After the feast, which was light and did not weigh one down, they had some more fun, and by dawn Reinhart found himself owing her, at the established piece rate of fifty per, two hundred dollars. Another thing he had never done, a staple of the licentious novel, was taking-a-shower-with-a-girl, mutual soaping and so on. The white foam did look well against her skin, which seemed flawless. Bruises and blemishes, if such there were, enjoyed protective coloration, like the green insect sitting on a leaf. And do you get pimples and how do they look? he did not ask, but wondered about, as well as sunburn, dandruff, and scabs.
She was careful to keep her hair out of the spray, because otherwise he would be liable for beauty-shop costs, but sportively he pulled her under and they mock-tusseled and squirted the cake of Cashmere Bouquet back and forth.
The towelwork also amused. Her hair was now a cap of gleaming licorice.
“Leave it like that a while. It’s pretty,” said Reinhart, though of course refunding the price of the hairset.
But, grimacing, she found a blue scarf in her purse and with it covered her damp head in a sort of African tie.
“My jungle princess,” Reinhart said affectionately. But never had he had such a luxurious, sophisticated revel. And with, taking her all in all, such an overcivilized companion.
Reinhart took her to the do
or. With the turning of the knob he saw come down over her features the same mask she had worn on entry, hours earlier. Through the eyeholes she looked disinterestedly at him.
“If you want to see me again next time you come to town, tell Larry—you know, the bellboy? Ask for Sybil. Now, take care.”
He watched her white-clad behind dance to the turn of the corridor. He was glad she had come, but not sorry to see her go.
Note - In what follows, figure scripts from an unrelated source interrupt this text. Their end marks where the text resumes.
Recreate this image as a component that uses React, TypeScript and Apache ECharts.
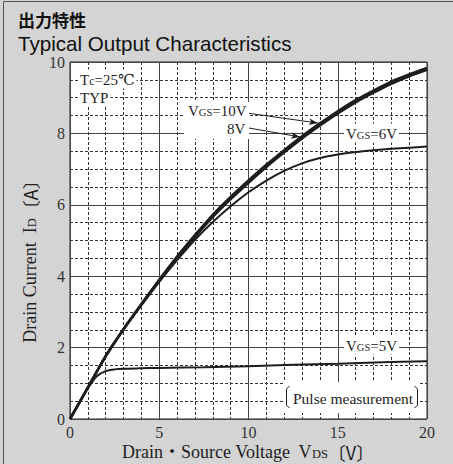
import React, { useEffect, useRef } from 'react';
import * as echarts from 'echarts';

// ---- data ----
const volts = [0, 1, 2, 3, 4, 5, 6, 7, 8, 9, 10, 11, 12, 13, 14, 15, 16, 17, 18, 19, 20];
const idVgs10 = [0, 0.88, 1.76, 2.52, 3.22, 3.9, 4.55, 5.15, 5.72, 6.22, 6.68, 7.12, 7.53, 7.92, 8.28, 8.62, 8.93, 9.2, 9.45, 9.65, 9.83];
const idVgs8 = [0, 0.88, 1.76, 2.51, 3.2, 3.87, 4.51, 5.1, 5.66, 6.16, 6.62, 7.06, 7.47, 7.86, 8.22, 8.56, 8.87, 9.14, 9.39, 9.6, 9.78];
const idVgs6 = [0, 0.88, 1.76, 2.51, 3.19, 3.84, 4.45, 5.02, 5.52, 5.96, 6.35, 6.68, 6.95, 7.16, 7.31, 7.41, 7.48, 7.53, 7.57, 7.6, 7.63];
const volts5 = [0, 0.5, 1, 1.5, 2, 2.5, 3, 4, 5, 7.5, 10, 12.5, 15, 17.5, 20];
const idVgs5 = [0, 0.44, 0.86, 1.2, 1.34, 1.39, 1.41, 1.42, 1.43, 1.45, 1.48, 1.52, 1.55, 1.59, 1.62];

const xTicks = { min: 0, max: 20, interval: 5, minorSplit: 5 };
const yTicks = { min: 0, max: 10, interval: 2, minorSplit: 4 };

// arrow lines from labels to curves (data coordinates)
const arrow10From = [9.92, 8.57];
const arrow10To = [13.89, 8.29];
const arrow8From = [10.03, 8.15];
const arrow8To = [12.89, 7.9];

const SERIF = "'Liberation Serif', 'DejaVu Serif', 'Noto Sans CJK JP', serif";
const SANS = "'Liberation Sans', Arial, 'Noto Sans CJK JP', sans-serif";
const INK = '#1e1e1e';

const pairs = (xs: number[], ys: number[]) => xs.map((x, i) => [x, ys[i]]);

const richStyle = (big: number, small: number) => ({
  a: { fontSize: big, fontFamily: SERIF, fill: INK, color: INK, verticalAlign: 'bottom', lineHeight: big + 2 },
  s: { fontSize: small, fontFamily: SERIF, fill: INK, color: INK, verticalAlign: 'bottom', lineHeight: big + 2, padding: [0, 0, 1, 0] },
  c: { fontSize: big, fontFamily: "'Noto Sans CJK JP', sans-serif", fill: INK, color: INK, verticalAlign: 'bottom', lineHeight: big + 2 },
});

const label = (x: number, y: number, text: string, big = 15, small = 10.5, bg = true, align = 'left') => ({
  type: 'text',
  x,
  y,
  z: 100,
  style: {
    text,
    rich: richStyle(big, small),
    align,
    verticalAlign: 'middle',
    fill: INK,
    backgroundColor: bg ? '#fff' : 'transparent',
    padding: [1, 2, 1, 2],
  },
});

export default function App() {
  const ref = useRef<HTMLDivElement>(null);
  useEffect(() => {
    const chart = echarts.init(ref.current!, null, { renderer: 'svg' });
    const lineBase = {
      type: 'line',
      showSymbol: false,
      symbol: 'none',
      smooth: 0.25,
      z: 5,
    };
    const option: any = {
      animation: false,
      backgroundColor: '#d4d4d4',
      grid: {
        left: 70,
        top: 62,
        right: 26,
        bottom: 45,
        show: true,
        backgroundColor: '#fff',
        borderColor: '#222',
        borderWidth: 1,
      },
      xAxis: {
        type: 'value',
        min: xTicks.min,
        max: xTicks.max,
        interval: xTicks.interval,
        axisLine: { show: false },
        axisTick: { show: false },
        axisLabel: { fontFamily: SERIF, fontSize: 16, color: '#333', margin: 5 },
        splitLine: { show: true, lineStyle: { color: '#444', width: 1, type: 'solid' } },
        minorTick: { show: false, splitNumber: xTicks.minorSplit },
        minorSplitLine: { show: true, lineStyle: { color: '#333', width: 1, type: [3, 2] } },
      },
      yAxis: {
        type: 'value',
        min: yTicks.min,
        max: yTicks.max,
        interval: yTicks.interval,
        axisLine: { show: false },
        axisTick: { show: false },
        axisLabel: { fontFamily: SERIF, fontSize: 16, color: '#333', margin: 5 },
        splitLine: { show: true, lineStyle: { color: '#444', width: 1, type: 'solid' } },
        minorTick: { show: false, splitNumber: yTicks.minorSplit },
        minorSplitLine: { show: true, lineStyle: { color: '#333', width: 1, type: [3, 2] } },
      },
      series: [
        {
          ...lineBase,
          name: 'VGS=10V',
          data: pairs(volts, idVgs10),
          lineStyle: { color: INK, width: 2.6 },
          markLine: {
            silent: true,
            symbol: ['none', 'arrow'],
            symbolSize: [5, 9],
            label: { show: false },
            lineStyle: { color: INK, width: 1, type: 'solid' },
            data: [
              [{ coord: arrow10From }, { coord: arrow10To }],
              [{ coord: arrow8From }, { coord: arrow8To }],
            ],
          },
        },
        { ...lineBase, name: 'VGS=8V', data: pairs(volts, idVgs8), lineStyle: { color: INK, width: 2.6 } },
        { ...lineBase, name: 'VGS=6V', data: pairs(volts, idVgs6), lineStyle: { color: INK, width: 2 } },
        { ...lineBase, name: 'VGS=5V', smooth: 0.3, data: pairs(volts5, idVgs5), lineStyle: { color: INK, width: 2 } },
      ],
      graphic: [
        // outer frame (left and top)
        { type: 'line', z: 100, shape: { x1: 3.5, y1: 1.5, x2: 3.5, y2: 464 }, style: { stroke: '#555', lineWidth: 1 } },
        { type: 'line', z: 100, shape: { x1: 3.5, y1: 1.5, x2: 453, y2: 1.5 }, style: { stroke: '#555', lineWidth: 1 } },
        // titles
        {
          type: 'text', x: 18, y: 19, z: 100,
          style: { text: '出力特性', font: "bold 17px 'Noto Sans CJK JP', sans-serif", fill: '#111', verticalAlign: 'middle' },
        },
        {
          type: 'text', x: 18, y: 43, z: 100,
          style: { text: 'Typical Output Characteristics', font: `20.6px ${SANS}`, fill: '#111', verticalAlign: 'middle' },
        },
        // axis names
        {
          type: 'text', x: 248, y: 451, z: 100,
          style: {
            text: '{a|Drain・Source Voltage  V}{s|DS}{c|〔V〕}',
            rich: richStyle(18, 12.5), align: 'center', verticalAlign: 'middle',
          },
        },
        {
          type: 'text', x: 29, y: 257, z: 100, rotation: Math.PI / 2,
          style: {
            text: '{a|Drain Current  I}{s|D}{c|〔A〕}',
            rich: richStyle(18, 12.5), align: 'center', verticalAlign: 'middle',
          },
        },
        // in-plot annotations
        label(78, 79, '{a|T}{s|c}{a|=25℃}', 15, 12),
        label(78, 97, '{a|TYP}'),
        { type: 'rect', z: 99, shape: { x: 184, y: 102, width: 65, height: 37 }, style: { fill: '#fff' } },
        label(186, 110, '{a|V}{s|GS}{a|=10V}', 15, 10.5, false),
        label(225, 128, '{a|8V}', 15, 10.5, false),
        label(344, 133, '{a|V}{s|GS}{a|=6V}'),
        label(344, 345, '{a|V}{s|GS}{a|=5V}'),
        { type: 'rect', z: 99, shape: { x: 283, y: 382, width: 137, height: 31 }, style: { fill: '#fff' } },
        label(291, 397, '{a|Pulse measurement}', 15.5, 10.5, false),
        { type: 'polyline', z: 101, shape: { points: [[289.5, 386], [286.5, 389], [286.5, 405], [289.5, 408]] }, style: { stroke: INK, lineWidth: 1, fill: 'none' } },
        { type: 'polyline', z: 101, shape: { points: [[414.5, 386], [417.5, 389], [417.5, 405], [414.5, 408]] }, style: { stroke: INK, lineWidth: 1, fill: 'none' } },
      ],
    };
    chart.setOption(option);
    return () => chart.dispose();
  }, []);
  return <div ref={ref} style={{ position: 'fixed', left: 0, top: 0, width: 453, height: 464 }} />;
}
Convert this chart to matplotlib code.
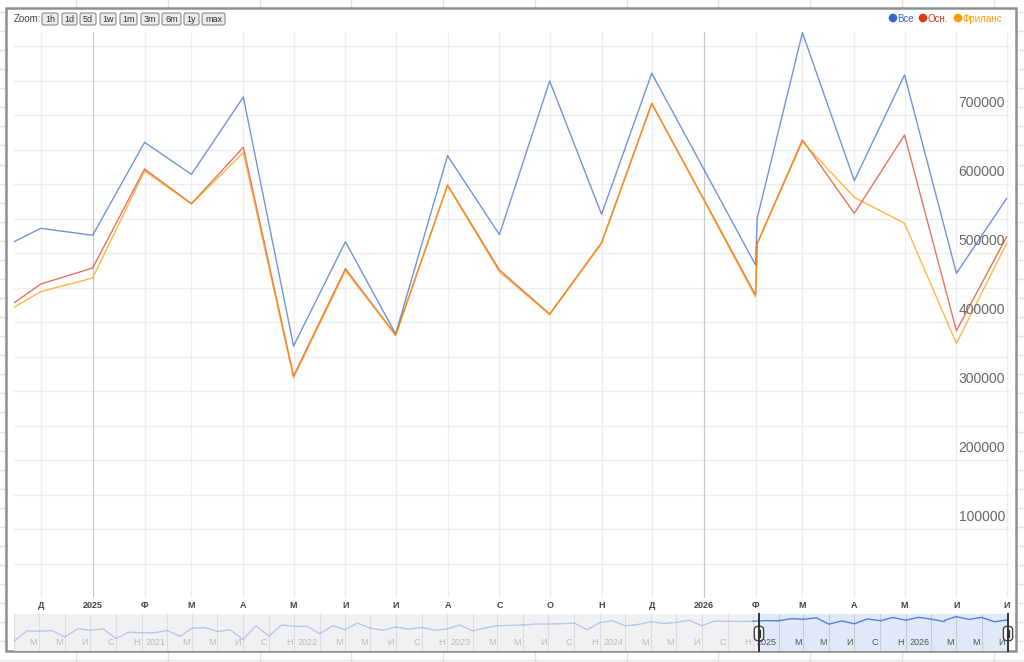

A human relationship is successful if confined between these brackets.
To keep up a front, Dr. Wilhelm apparently found it necessary to accept patients with the usual run of maladies. Either that, or the old man, staring rheumily at his spotted knuckles capped upon a cane, and the twelve-year-old with his ankle in plaster, and the shriveled spinster who climbed up the opposite sofa arm as Reinhart sat down at the other end—all these unfortunates required help with their illegal pregnancies or represented someone who did. Or having contracted to be frozen by an unlicensed fanatic, needed an unscrupulous member of the AMA for certification of death.
The magazines strewn upon a table against the windows also were a surprise: Wine & Food, The American Rifleman, Black Belt, and Mad. Reinhart also found a copy of Road & Track, containing a road-test report on the Jaguar XKE. Standing at the table he perused it. He was conscious he had not got all he could have out of his model before discard.
He dropped the magazine, gazed idly out the window, saw a fat girl deboarding from a bus, and was reminded of Winona. After Sybil’s departure he had slept only three hours. He was among the earlycomers at the Veterans Administration downtown: ex-servicemen of many conflicts, one wheelchaired codger, bald and dessicated, might have charged up San Juan Hill with Teddy Roosevelt. Others had been maimed at twenty in seek-and-destroy missions, just last year. Escalation, defoliation, and body counts. Wretched jargon, whereas that of World War II had been popular with everybody: Kilroy, short-snorter bills, flak, dive-bombing.